Riders and horses safe, but Ottawa equestrian centre left as twisted wreckage
Their farm is mangled.
Yet, the Winfield family of Carlsbad Springs, in Ottawa’s east end, is counting its blessings.
Tears are understandably close to the surface after their equestrian centre, The Brookson Riding Academy, was left a crumpled mess in Saturday’s storm.
The roof of the riding arena landed on the home on the property.
Greg and Sue Winfield emotionally recount what happened and what could have been.
They live in that bungalow next to the barn. They help their son, Scott, and daughter-in-law, Nancy, run their riding academy.
“I just saw two things--their dream kind of disappear and also, in the immediate, was I knew all the kids were in there,” Greg Winfield said with tears streaming down his face, pointing to the barn he couldn’t get to when the wreckage blocked his doors.
Their granddaughter was one of those riders.
Miraculously not one of the 31 horses or 15 people was injured.
Everyone there is convinced a renovation in January saved lives.
Just months ago, a strong ceiling was built in the stable. Prior to that, the stalls were open to the arena.
Wreckage litters the property—trees crushing fences, debris everywhere, a lot of that debris flew onto the car and the house.
“I was so afraid I thought I was going to die,” says Sue Winfield.
She heard a loud noise overhead.
“It was actually one of the big construction beams coming through the roof.
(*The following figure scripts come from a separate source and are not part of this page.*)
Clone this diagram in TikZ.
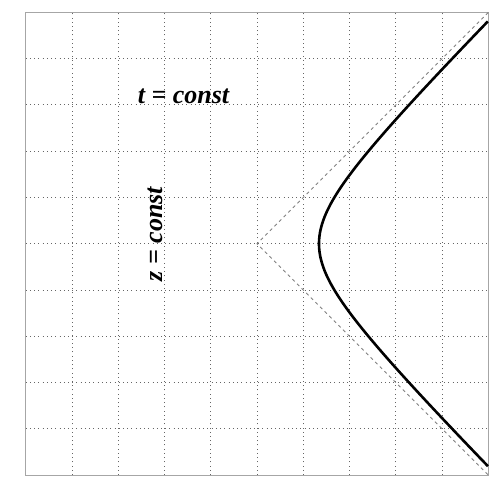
\documentclass[tikz,border=0pt]{standalone}
\usepackage{fontspec}
\setmainfont{Liberation Serif}

\begin{document}
\begin{tikzpicture}[every node/.style={font=\fontsize{16}{18}\selectfont\bfseries\itshape}]
  \useasboundingbox (-5.557,-5.39) rectangle (5.21,5.27);
  % grid
  \draw[black!60, dotted, line width=0.6pt] (-5,-5) grid (5,5);
  \draw[gray!70, line width=0.6pt] (-5,-5) rectangle (5,5);
  % light cone
  \coordinate (O) at (0,0);
  \coordinate (up) at (5,5);
  \coordinate (down) at (5,-5);
  \draw[gray, dashed, dash pattern=on 2pt off 2pt, line width=0.5pt] (up) -- (O) -- (down);
  % worldline
  \draw[line width=1.6pt] plot[domain=-1.99:1.99, samples=80, smooth] ({1.34*cosh(\x)}, {1.34*sinh(\x)});
  % labels
  \node[anchor=base] (tc) at (-1.59,3.04) {t = const};
  \node[anchor=base, rotate=90] (zc) at (-2.05,0.21) {z = const};
\end{tikzpicture}
\end{document}
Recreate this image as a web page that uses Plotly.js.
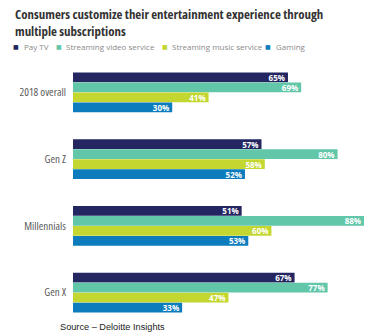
<!DOCTYPE html>
<html>
<head>
<meta charset="utf-8">
<script src="https://cdn.plot.ly/plotly-3.0.1.min.js"></script>
<style>
html,body{margin:0;padding:0;background:#fff;}
#chart{width:382px;height:334px;}
#chart .ytick text {font-stretch: condensed !important;}
#chart .annotation[data-index="0"] text {font-stretch: condensed !important;}
</style>
</head>
<body>
<div id="chart"></div>
<script>
const categories = ["2018 overall", "Gen Z", "Millennials", "Gen X"];
const seriesNames = ["Pay TV", "Streaming video service", "Streaming music service", "Gaming"];
const payTV = [65, 57, 51, 67];
const streamingVideo = [69, 80, 88, 77];
const streamingMusic = [41, 58, 60, 47];
const gaming = [30, 52, 53, 33];
const seriesColors = ["#232660", "#62c6a9", "#c4d730", "#0d7cbd"];
const titleText = "Consumers customize their entertainment experience through<br>multiple subscriptions";
const sourceText = "Source \u2013 Deloitte Insights";

const W = 382, H = 334;
const M = {l: 73, r: 0, t: 59, b: 8};
const PW = W - M.l - M.r, PH = H - M.t - M.b;
const px2x = px => (px - M.l) / PW;
const px2y = py => (H - M.b - py) / PH;

const openSans = "Open Sans, sans-serif";
const allSeries = [payTV, streamingVideo, streamingMusic, gaming];

const traces = allSeries.map((vals, i) => ({
  type: "bar",
  orientation: "h",
  name: seriesNames[i],
  y: categories,
  x: vals,
  marker: {color: seriesColors[i]},
  texttemplate: "%{x}%",
  textposition: "inside",
  insidetextanchor: "end",
  textangle: 0,
  constraintext: "none",
  textfont: {family: openSans, size: 8, color: "#ffffff", weight: "bold"},
  hoverinfo: "skip"
}));

const legendMarkerPx = [16, 59, 165, 268];
const legendTextPx = [22, 64, 170, 274];
const annotations = [];
annotations.push({xref: "paper", yref: "paper", x: px2x(13), y: px2y(3), text: titleText,
  showarrow: false, xanchor: "left", yanchor: "top", align: "left",
  font: {family: openSans, size: 12.9, color: "#333", weight: "bold"}});
seriesNames.forEach((n, i) => {
  annotations.push({xref: "paper", yref: "paper", x: px2x(legendMarkerPx[i]), y: px2y(47), text: "\u25A0",
    showarrow: false, xanchor: "center", yanchor: "middle", font: {size: 6, color: seriesColors[i], family: "DejaVu Sans"}});
  annotations.push({xref: "paper", yref: "paper", x: px2x(legendTextPx[i]), y: px2y(47), text: n,
    showarrow: false, xanchor: "left", yanchor: "middle", font: {size: 8, color: "#8a8a8a", family: openSans}});
});
annotations.push({xref: "paper", yref: "paper", x: px2x(58), y: px2y(327), text: sourceText,
  showarrow: false, xanchor: "left", yanchor: "middle", font: {size: 9.2, color: "#222", family: "Liberation Sans, Arial, sans-serif"}});

const layout = {
  width: W, height: H,
  margin: M,
  paper_bgcolor: "#fff", plot_bgcolor: "#fff",
  showlegend: false,
  barmode: "group",
  bargap: 0.4,
  bargroupgap: 0.04,
  xaxis: {range: [0, PW / 3.307], showgrid: false, zeroline: false, showticklabels: false, ticks: "", showline: false, fixedrange: true},
  yaxis: {autorange: "reversed", showgrid: false, zeroline: false, showline: false, ticks: "",
    ticklabelstandoff: 6,
    tickfont: {family: openSans, size: 11, color: "#5a5a5a", weight: 400}, fixedrange: true},
  annotations: annotations
};

Plotly.newPlot("chart", traces, layout, {displayModeBar: false, staticPlot: true});
</script>
</body>
</html>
If it had not been caught in the trusses it would’ve come down where we were standing in the kitchen,” she says, so aware of how fortunate she and her husband were.
This close-knit, warm family is processing this trauma and being so practical, working to make plans to rebuild for the many people who treasure the property.
Nancy and Scott Winfield were high school sweethearts who bought the property back in 2007. Nancy has been riding since she was quite young.
As the years rolled by their operation grew from a place for Nancy to enjoy her horses, to a large riding academy with students of all ages and competitive riders too.
Gabrielle Charron is one of those riders.
Charron works at CHEO and she says this farm kept her going through the pandemic. She says all of the riders feel that way.
“This place is just everyone’s heaven. I’ve heard a lot from different parents kids loving coming here. It is their special place where they get to be on a horse and everything else doesn’t matter once you’re on a horse.”
Charron arrived moments after Saturday’s wild winds.
“The staff that were working were truly incredible--saving all those kids and keeping all the animals safe.”
And now Charron is determined to save the farm. So many expenses will not be covered by insurance--fencing, clean-up, lost revenue due to lost riding lessons. So, Charron has set up a GoFundMe page.
To add to the crushing financial challenges at Brookson, Scott Winfield will not be able to plant his crop of soybeans, a loss of between $70,000 and $80,000.
“Lost fencing, you can’t plant around all that stuff. There’s too many things. It’s going to take me days to just go around and figure out what I have to cut down and clear out of the way,” explains Scott Winfield.
The priority for Nancy and Scott is to take care of their staff. They have twelve employees, but it seems, at Brookson Farm, everyone is more like family.
“I have no words. I’m trying to put a brave face on for everybody,” says Nancy Winfield.
“There are a lot of people looking to us for leadership. We are doing the best we can, but it’s certainly not easy.”